"Paco Fernandez"
"Paco Fernandez"
New York, New York, February 1st 2006 - As a child Jehro’s imagination was fuelled by the dreams of his Greek-Italian-Corsican mother, and the songs of his Georges Brassens-inspired singer of a father. So it’s no surprise that he grew out of an eventful, if not quite misspent, adolescence in the Panier area of Marseille by putting his voice to the songs of the great French artists. Aged twenty he left his native Mediterranean shores and crossed the Channel to pursue fame and fortune in London. There, in a Hammersmith artists’ squat to be precise, he happily immersed himself in pop, rock and reggae, surrounded by Spanish and Jamaican musicians. Perfecting his skills as a guitarist by tirelessly covering all his favorite pop standards, he broke free from his native French by lending his voice to the songs of his new-found idols - he literally fell in love with Bob Marley’s music, its roots and its spirituality, when busking to it in the tube. Having been put through his paces in a rich and colorful array of bands and venues, Jehro decided it was time to move on he and made Paris his next port of call, settling in a small hotel on the rue Marcadet in the 18th district. A new city meant new haunts : Pigalle, Montmartre, Belleville, Saint-Germain…

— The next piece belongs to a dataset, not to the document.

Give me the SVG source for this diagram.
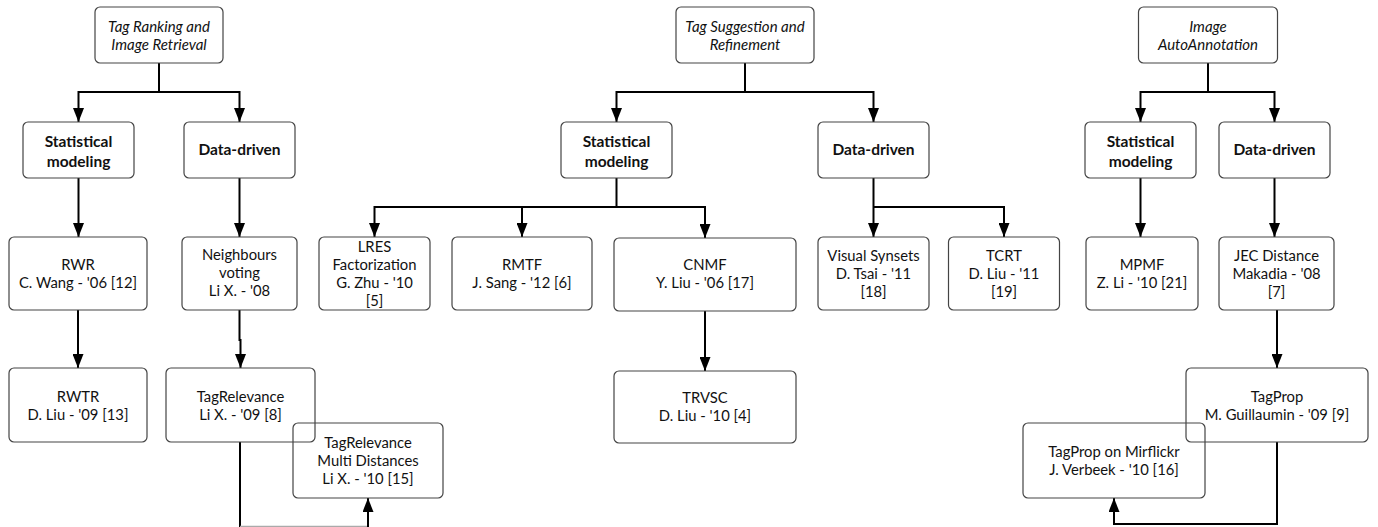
<svg xmlns="http://www.w3.org/2000/svg" width="1378" height="527" viewBox="0 0 1378 527">
<style>
.box{fill:none;stroke:#444;stroke-width:1.2}
.t{font-family:Lato,"Open Sans","Liberation Sans",sans-serif;font-size:14.8px;fill:#111;text-anchor:middle}
.b{font-weight:bold;font-size:15.5px}
.i{font-style:italic;font-size:15px}
.c{fill:none;stroke:#000;stroke-width:2}
</style>
<defs>
<marker id="ah" markerUnits="userSpaceOnUse" markerWidth="14" markerHeight="11" refX="14" refY="5.5" orient="auto">
<path d="M0,0 L14,5.5 L0,11 z" fill="#000"/>
</marker>
</defs>
<g id="connectors">
<path class="c" d="M159,63 V92 H78.5 V122" marker-end="url(#ah)"/>
<path class="c" d="M159,92 H239.5 V122" marker-end="url(#ah)"/>
<path class="c" d="M78.5,178 V237" marker-end="url(#ah)"/>
<path class="c" d="M239.5,178 V237" marker-end="url(#ah)"/>
<path class="c" d="M78,310 V368" marker-end="url(#ah)"/>
<path class="c" d="M239.5,310 V340 H240.5 V368" marker-end="url(#ah)"/>
<path class="c" d="M240,442 V527"/>
<path d="M240,526.5 H368" fill="none" stroke="#aaa" stroke-width="1.5"/>
<path class="c" d="M368,527 V498" marker-end="url(#ah)"/>
<path class="c" d="M745,63 V92 H616.5 V122" marker-end="url(#ah)"/>
<path class="c" d="M745,92 H873.5 V122" marker-end="url(#ah)"/>
<path class="c" d="M616.5,178 V207 H374.5 V237" marker-end="url(#ah)"/>
<path class="c" d="M522,207 V237" marker-end="url(#ah)"/>
<path class="c" d="M616.5,207 H705 V238" marker-end="url(#ah)"/>
<path class="c" d="M705,311 V371" marker-end="url(#ah)"/>
<path class="c" d="M873.5,178 V237" marker-end="url(#ah)"/>
<path class="c" d="M873.5,207 H1004 V237" marker-end="url(#ah)"/>
<path class="c" d="M1208,63 V92 H1140.5 V122" marker-end="url(#ah)"/>
<path class="c" d="M1208,92 H1274.5 V122" marker-end="url(#ah)"/>
<path class="c" d="M1140.5,178 V237" marker-end="url(#ah)"/>
<path class="c" d="M1274.5,178 V237" marker-end="url(#ah)"/>
<path class="c" d="M1277,310 V368" marker-end="url(#ah)"/>
<path class="c" d="M1277,442 V524 H1114 V498" marker-end="url(#ah)"/>
</g>
<g id="n-tag-ranking"><rect class="box" x="95" y="7" width="128" height="56" rx="5"/>
<text class="t i" x="159" y="31.5">Tag Ranking and</text><text class="t i" x="159" y="49.5">Image Retrieval</text></g>
<g id="n-stat1"><rect class="box" x="23" y="122" width="111" height="56" rx="5"/>
<text class="t b" x="78.5" y="147">Statistical</text><text class="t b" x="78.5" y="167">modeling</text></g>
<g id="n-data1"><rect class="box" x="184" y="122" width="111" height="56" rx="5"/>
<text class="t b" x="239.5" y="155">Data-driven</text></g>
<g id="n-rwr"><rect class="box" x="9" y="237" width="138" height="73" rx="5"/>
<text class="t" x="78" y="270">RWR</text><text class="t" x="78" y="288">C. Wang - '06 [12]</text></g>
<g id="n-neigh"><rect class="box" x="182" y="237" width="115" height="73" rx="5"/>
<text class="t" x="239.5" y="260">Neighbours</text><text class="t" x="239.5" y="278">voting</text><text class="t" x="239.5" y="296">Li X. - '08</text></g>
<g id="n-rwtr"><rect class="box" x="9" y="368" width="138" height="74" rx="5"/>
<text class="t" x="78" y="402">RWTR</text><text class="t" x="78" y="420">D. Liu - '09 [13]</text></g>
<g id="n-tagrel"><rect class="box" x="166" y="368" width="149" height="74" rx="5"/>
<text class="t" x="240.5" y="402">TagRelevance</text><text class="t" x="240.5" y="420">Li X. - '09 [8]</text></g>
<g id="n-tagrel-multi"><rect class="box" x="293" y="423" width="150" height="75" rx="5"/>
<text class="t" x="368" y="448">TagRelevance</text><text class="t" x="368" y="466">Multi Distances</text><text class="t" x="368" y="484">Li X. - '10 [15]</text></g>
<g id="n-tag-sugg"><rect class="box" x="676" y="7" width="138" height="56" rx="5"/>
<text class="t i" x="745" y="31.5">Tag Suggestion and</text><text class="t i" x="745" y="49.5">Refinement</text></g>
<g id="n-stat2"><rect class="box" x="561" y="122" width="111" height="56" rx="5"/>
<text class="t b" x="616.5" y="147">Statistical</text><text class="t b" x="616.5" y="167">modeling</text></g>
<g id="n-data2"><rect class="box" x="818" y="122" width="111" height="56" rx="5"/>
<text class="t b" x="873.5" y="155">Data-driven</text></g>
<g id="n-lres"><rect class="box" x="319" y="237" width="111" height="73" rx="5"/>
<text class="t" x="374.5" y="252">LRES</text><text class="t" x="374.5" y="270">Factorization</text><text class="t" x="374.5" y="288">G. Zhu - '10</text><text class="t" x="374.5" y="306">[5]</text></g>
<g id="n-rmtf"><rect class="box" x="452" y="237" width="140" height="73" rx="5"/>
<text class="t" x="522" y="270">RMTF</text><text class="t" x="522" y="288">J. Sang - '12 [6]</text></g>
<g id="n-cnmf"><rect class="box" x="614" y="238" width="182" height="73" rx="5"/>
<text class="t" x="705" y="270">CNMF</text><text class="t" x="705" y="288">Y. Liu - '06 [17]</text></g>
<g id="n-trvsc"><rect class="box" x="614" y="371" width="182" height="72" rx="5"/>
<text class="t" x="705" y="403">TRVSC</text><text class="t" x="705" y="421">D. Liu - '10 [4]</text></g>
<g id="n-visual"><rect class="box" x="818" y="237" width="111" height="73" rx="5"/>
<text class="t" x="873.5" y="261">Visual Synsets</text><text class="t" x="873.5" y="279">D. Tsai - '11</text><text class="t" x="873.5" y="297">[18]</text></g>
<g id="n-tcrt"><rect class="box" x="948.5" y="237" width="111" height="73" rx="5"/>
<text class="t" x="1004" y="261">TCRT</text><text class="t" x="1004" y="279">D. Liu - '11</text><text class="t" x="1004" y="297">[19]</text></g>
<g id="n-image-auto"><rect class="box" x="1138.5" y="7" width="139" height="56" rx="5"/>
<text class="t i" x="1208" y="31.5">Image</text><text class="t i" x="1208" y="49.5">AutoAnnotation</text></g>
<g id="n-stat3"><rect class="box" x="1085" y="122" width="111" height="56" rx="5"/>
<text class="t b" x="1140.5" y="147">Statistical</text><text class="t b" x="1140.5" y="167">modeling</text></g>
<g id="n-data3"><rect class="box" x="1219" y="122" width="111" height="56" rx="5"/>
<text class="t b" x="1274.5" y="155">Data-driven</text></g>
<g id="n-mpmf"><rect class="box" x="1086" y="237" width="112" height="73" rx="5"/>
<text class="t" x="1142" y="270">MPMF</text><text class="t" x="1142" y="288">Z. Li - '10 [21]</text></g>
<g id="n-jec"><rect class="box" x="1219" y="237" width="115" height="73" rx="5"/>
<text class="t" x="1276.5" y="261">JEC Distance</text><text class="t" x="1276.5" y="279">Makadia - '08</text><text class="t" x="1276.5" y="297">[7]</text></g>
<g id="n-tagprop"><rect class="box" x="1186" y="368" width="182" height="74" rx="5"/>
<text class="t" x="1277" y="402">TagProp</text><text class="t" x="1277" y="420">M. Guillaumin - '09 [9]</text></g>
<g id="n-tagprop-mir"><rect class="box" x="1023" y="423" width="182" height="75" rx="5"/>
<text class="t" x="1114" y="457">TagProp on Mirflickr</text><text class="t" x="1114" y="475">J. Verbeek - '10 [16]</text></g>
</svg>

Long sleepless nights, smoke-filled bars and whispered secrets from woozy girls provided the backdrop, as well as the human and emotional inspiration, to which, a few years later, he would pen the lyrics and the tunes of his first solo album. “L’arbre et le fruit” was released by Chrysalis / EMI under his real name Jérôme Cotta, earning him well-deserved praise from the French critics. That was in 1999 - Jérôme’s songs were to be heard on the radio, whilst the man himself cultivated a fondness for the exotic cuisine of Paris’s 10th district, evenings amongst friends, and good bottles of Bordeaux. In his spare time he took to jamming in the studio of a couple of new acquaintances he met in the courtyard of his block of flats: Christian Brun and Richard Minier. By giving him the opportunity to explore new musical avenues, the Marathonians Superfruit crew for a time turned Jehro away from his solo career and sparked a profitable artistic collaboration. From indo-electro theme tunes for the advertising industry through calypso-pop songs co-written and sung for the Marathonians’ “A Tropical Soul Adventure” LP (Superfruit, 2003), Jehro was gradually finding his own distinctive voice. Somewhere in the South of France, in a little village full of sing-song accents and surrounded by ochre-red hills and olive groves, he came up with the first tune of an album almost entirely written in English, “Shantytown Carnival,” produced by the Marathonians duo and signed to their Superfruit record label. Jehro’s self titled debut is an album inspired by Caribbean and American grassroots music (reggae, folk, latin etc.), full of snapshots and tales from the lives of ordinary people.